Tea Rooms lovers will not readily forget the lingering air of inertia and lost souls: the murmur of the long, atrophied afternoons, dolour condensing on the windows...

It seems to me that Britain has its own cultural traditions around these places, but the British caff falls into traditions of shabby, working-class stoicism in the face of relentless, bureaucratic social decay. I was also thinking in particular of William Trevor's short story 'Lovers Of Their Time', which appears in the anthology My Mistress' Sparrow Is Dead and details a doomed affair that plays out over lunch breaks in London's dingy pubs and cafes.

The other day I was reading Daniel Neville's thoughts about a discussion of Australian modernism he went to, associated with the Modern Times exhibition at Heide (which I still haven't seen because without a car it's near-impossible to get there. I feel very aggrieved that Connex is an event sponsor, because you can't even get to Heide on the train). Ultimately the discussion revealed a disconnect between modernism-as-aesthetic and modernism-as-socio-political-project.
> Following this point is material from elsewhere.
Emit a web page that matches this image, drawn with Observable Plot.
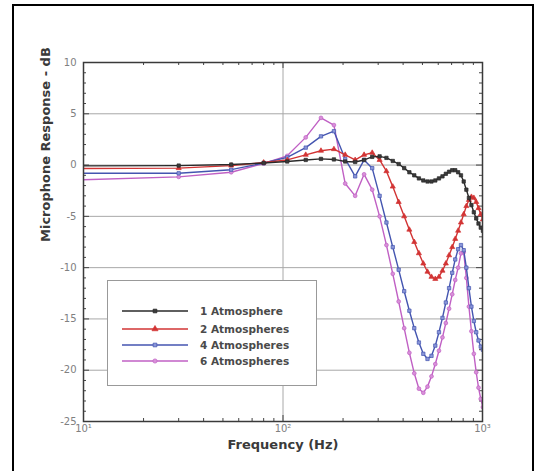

I have thought about nostalgia a fair bit, mainly in emails to Ben, for whom it's an academic project. He has done the reading, you see. But at the moment I'm writing an article for The Age about why people love Mad Men themed parties, and so I'm interested in nostalgia in terms of historical re-enactment rituals: the ways that we insert ourselves into an imaginary but nonetheless corporeal and hence affective past. I know that Laura has thought about these issues before.

Perhaps Mad Men parties display the same kind of disconnect as the designers who love modernism – we focus on the era's glossy look and don't consider the politics. That's part of the ambivalence of the series itself. But nonetheless I think Mad Men appeals to people in an affective way. Dressing like this, and being in these stylised environments, has visual and tactile pleasures.

This is what I was thinking about as I sat in my booth at Soda Rock – the ways that being physically present in these environments sharpens your view of the relationship between past and present.